Проснувшись, я сообразил, что немецкий самолет обнаружил наш палаточный лагерь, так ярко выделяющийся на зеленом фоне берез.
— Товарищ командир, — позвал я Агапоненко, — беда, немецкий самолет обнаружил наш лагерь и кружит над нами.
Не успел я проговорить этих слов, как над лесом противно завыла падающая бомба, сброшенная этим самолетом. В ту же минуту мощный взрыв бомбы потряс наш лес. Все выбежали из палаток и стали уходить на опушку леса. А в это время в лагере прозвучала запоздалая команда погасить костры. От костров, которые гасили партизаны, повалил такой бело-черный дым, который еще больше обнаружил наш лагерь. Самолет противника сделал еще несколько кругов над лесом, сбрасывая бомбы. Но теперь в лагере уже никого не было, все партизаны ушли, и только пустые шалаши и палатки стояли в лесу.
Самолет летал еще с полчаса над лагерем, израсходовал запас бомб и стал поливать наш лагерь пулеметным огнем.
Когда самолет улетел, мы возвратились в лагерь. От его налета никто из нас не пострадал, только несколько глубоких воронок осталось в лесу от разорвавшихся бомб. Собравшись у своих палаток, мы решили тщательно их замаскировать. Теперь мы разместили их под густыми ветвями деревьев, чтобы не было видно с воздуха.

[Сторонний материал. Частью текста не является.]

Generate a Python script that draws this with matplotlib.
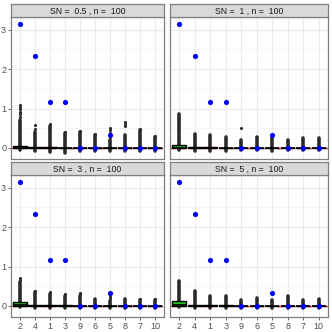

Вечером Агапоненко, забрав с собой двух разведчиков, уехал из лагеря, а мне приказал оставаться в отряде за командира.
— Если снова будет налет вражеской авиации, то тогда мы опять переедем под Лавреновичи, — предупредил он.
Но вечером вся бригада перешла на новое место. Пришлось и нам уходить вместе с ней. Теперь палаток мы не ставили, а расположились под ветвями высоких елок. Ночь была теплая, и мы спали прямо под открытым небом.
На следующий день рано утром немецкий самолет снова появился над лесом. Сначала он кружил над нашим старым лагерем, сбрасывал туда бомбы и строчил из своего пулемета. Но, видимо, летчики догадались, что партизаны покинули лагерь, и стали теперь кружить над всем лесом. Обнаружив с воздуха партизанских коней, которые паслись неподалеку от нового лагеря, летчики стали строчить из пулемета и по лесу, где теперь расположилась бригада.